Since the last installment was about books, this time, for so called ”MTV generation”, we’ll present some visual products of the steampunk genre. Thanks to the advance of software and visual effects, it is much easier and cheaper to produce steampunk settings on a bigger scale today than it was before. We’ll present you some of the more popular and essential works form the movie screen, so without any more introduction, let’s start.
Start With Classics
Like we mentioned in the first Steampunk Summer, it all began for silver screen with a movie called Metropolis by Fritz Lang in 1927. It’s considered the oldest predecessor on the celluloid, and one of the movie classics in general. For second very influential piece, let’s time-jump to the 1960’s and TV show with high ratings called The Wild Wild West. It heavily shaped steampunk and it gave us in 1999 Hollywood movie remake.
Speaking of 90’s, there is one show also placed in Wild West, and is fondly remembered by critics and fans till this day. The Adventures of Brisco County, Jr. was, probably just like Firefly in 2000’s that also had steampunk elements, ahead of its time so it never went further than one season. Not quite essential, but if you want to scratch a bit more obscure movie titles, go back in time and reach for the 60’s gem called The Assassination Bureau.
Animation, Oh How Beautiful Are Thee
Studio Ghibli, or better to say Hayao Myazaki, produced a lot of animated movies with steampunk sensibilities. Castle In The Sky is one that pops out, with flying cities and sky pirates. Disney also ventured in cartoon territory with heavily modified version of the book Treasure Island called Treasure Planet. Speaking of Disney, 20,000 Leagues Under the Sea, a 1954 produced classic and adaptation of Jules Verne book by the same name is one of the classic of the genre and the silver screen.
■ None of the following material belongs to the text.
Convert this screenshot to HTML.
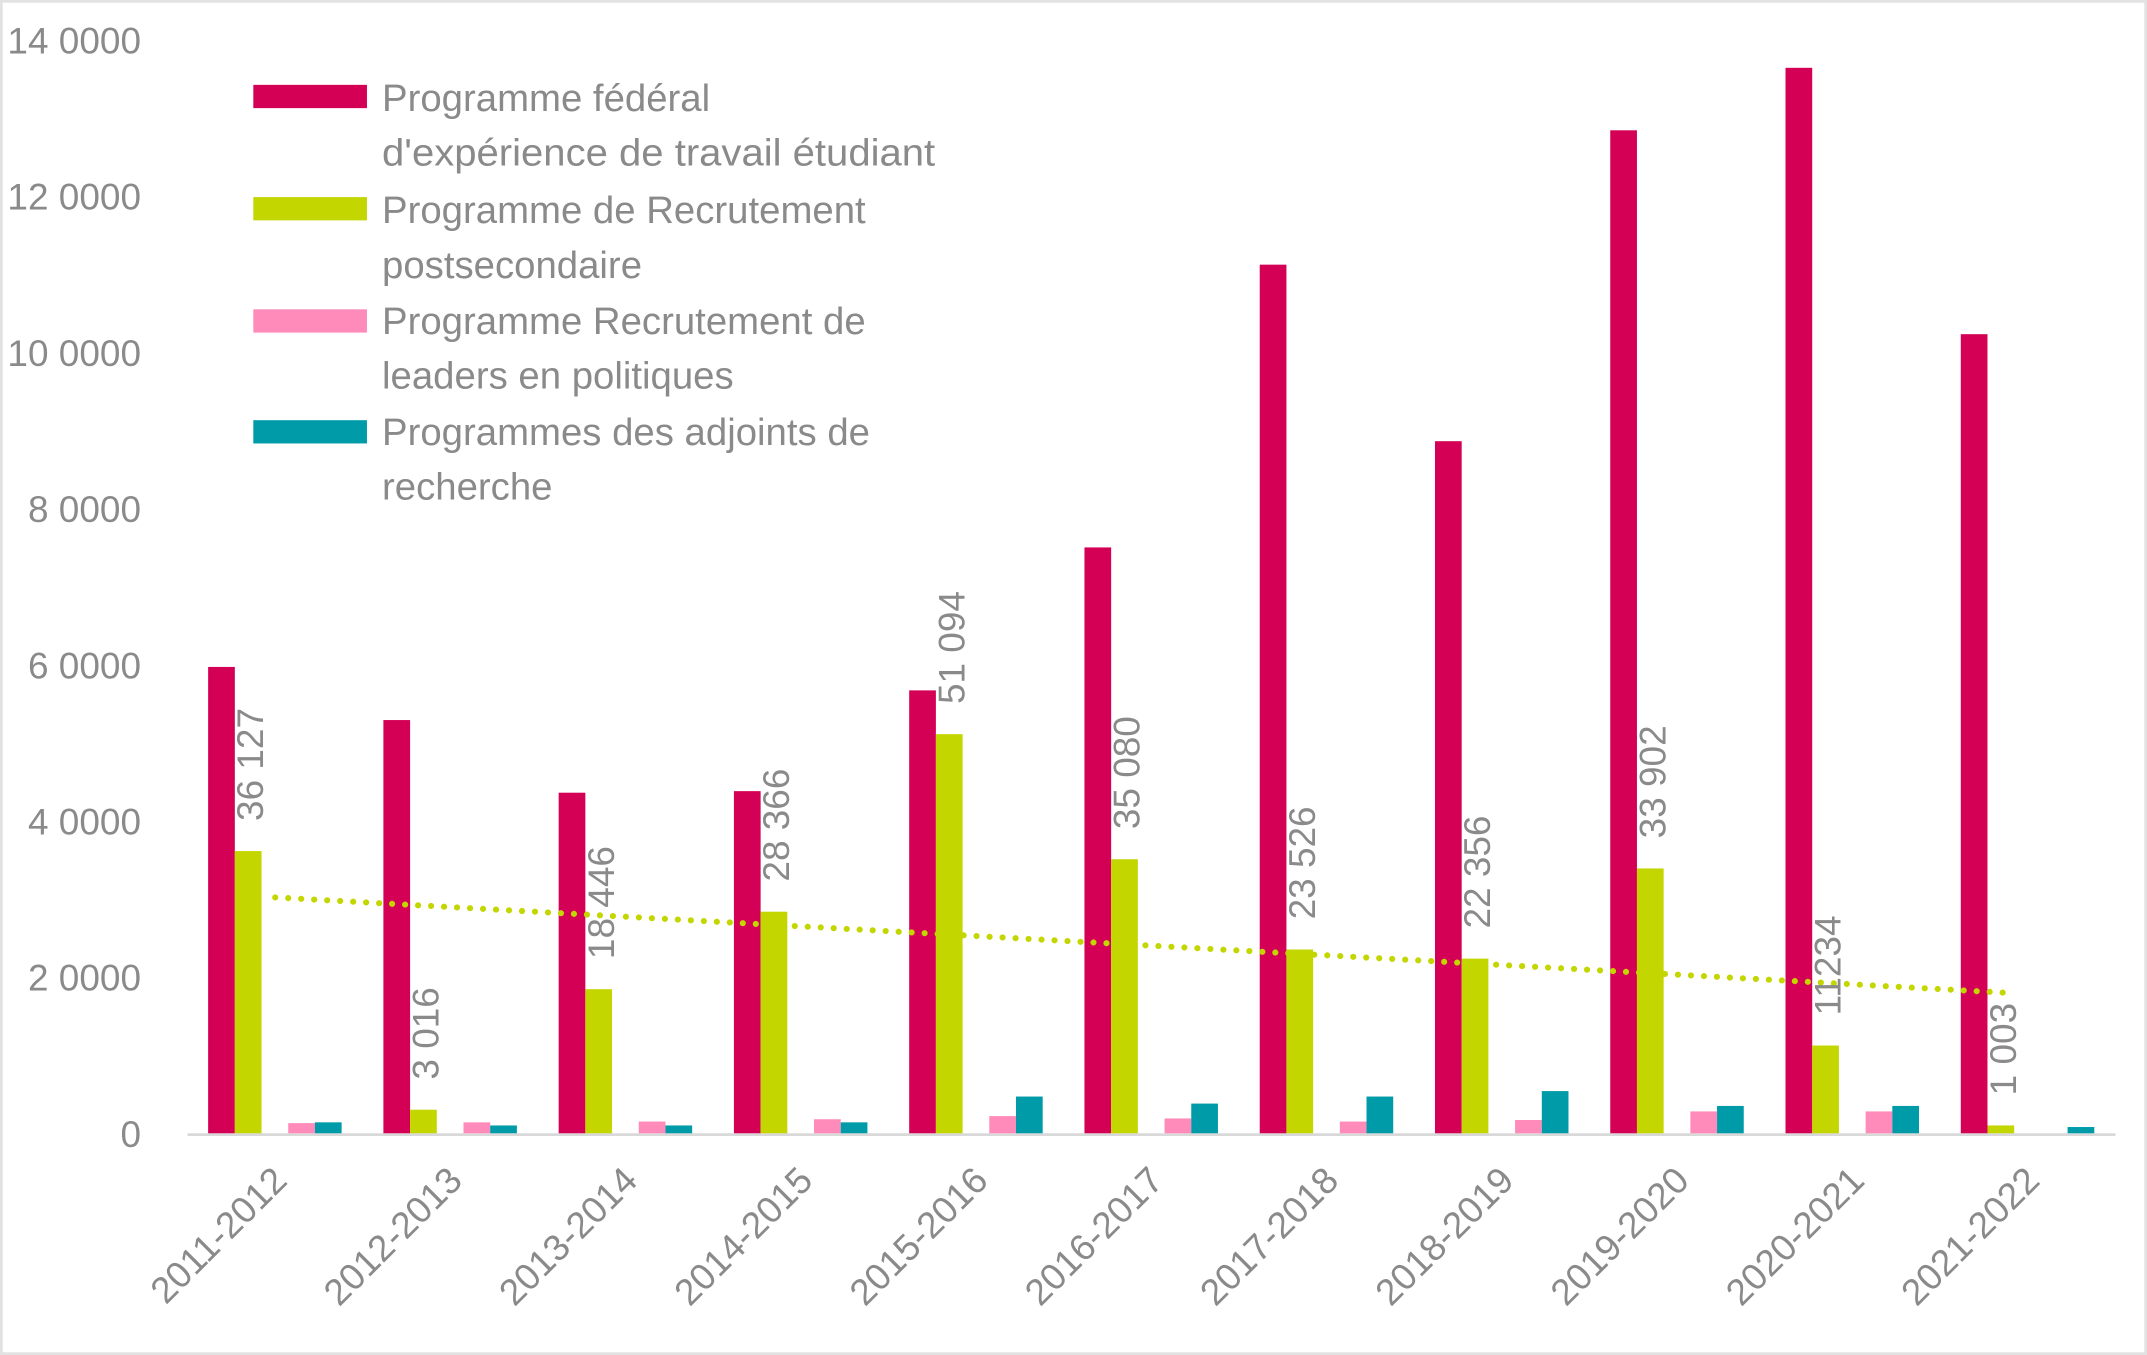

If you want quintessential steampunk movie, then I must point you towards animated Steamboy. Alternate 19th century, 13 year old inventor, cogs and steam powered machines, it is pure steampunk. And let’s not forget Back To The Future Part III, not animated, but one of my first contacts with anything steampunky. However there are a lot of movies and TV shows that are not quite steam powered, but they fall into genera because they implement its sensibilities.
But What About Today?
Today on television we have several shows that have at least elements of steampunk. On one side of the Atlantic ocean, there is the British cult show Doctor Who. Time-traveling spaceship named TARDIS, has a lot of interior constantly redesigned, but it always has some Victorian-esque elements. USA has Warehouse 13 with many steampunk inspired artifacts and it even incorporated H.G. Welles and (spoiler alert!) she is a prominent character during and after second season.
Back in the animated domain, we have Legend Of Korra, sequel to the Avatar: The LAst Airbender. Also USA product, but heavily influenced by Japanese animation. Up north, Canada also has candidate for the race called Murdoch Mysteries that incorporates elements and technology of steampunk. For a steampunk in usually non-steampunk environment, there was one episode named Punked on show named Castle in 2010 that heavily featured steampunk subculture.
Not mentioned in the previous installment, The League of Extraordinary Gentlemen graphic novel was one that got movie adaptation in 2003, but it failed to create more than just one movie. More successful was adaptation of Sherlock Holmes with Robert Downey Jr. in role of titular hero, that gave us a sequel and right now third movie is in its early stages of pre-production.
However, there are some things (looking at you Jonah Hex and Cowboys & Aliens) that Lala Land failed to make good or watchable. Luckily, internet is a big place, so you can watch web-series like League Of STEAM or short movies. Whitestone Motion Pictures creates a lot of short films with a steampunk flair to it and as a last, but not least link I’ll point out Heartless: The Story of the Tin Man that is inspired by Wizard of Oz.
And this is it for this installment about movies and television. Of course, there is much, much more to see, but these are merely guidelines for your visual enjoyment. So prod and pick, choose what suits your palate the best and take a steam powered ride!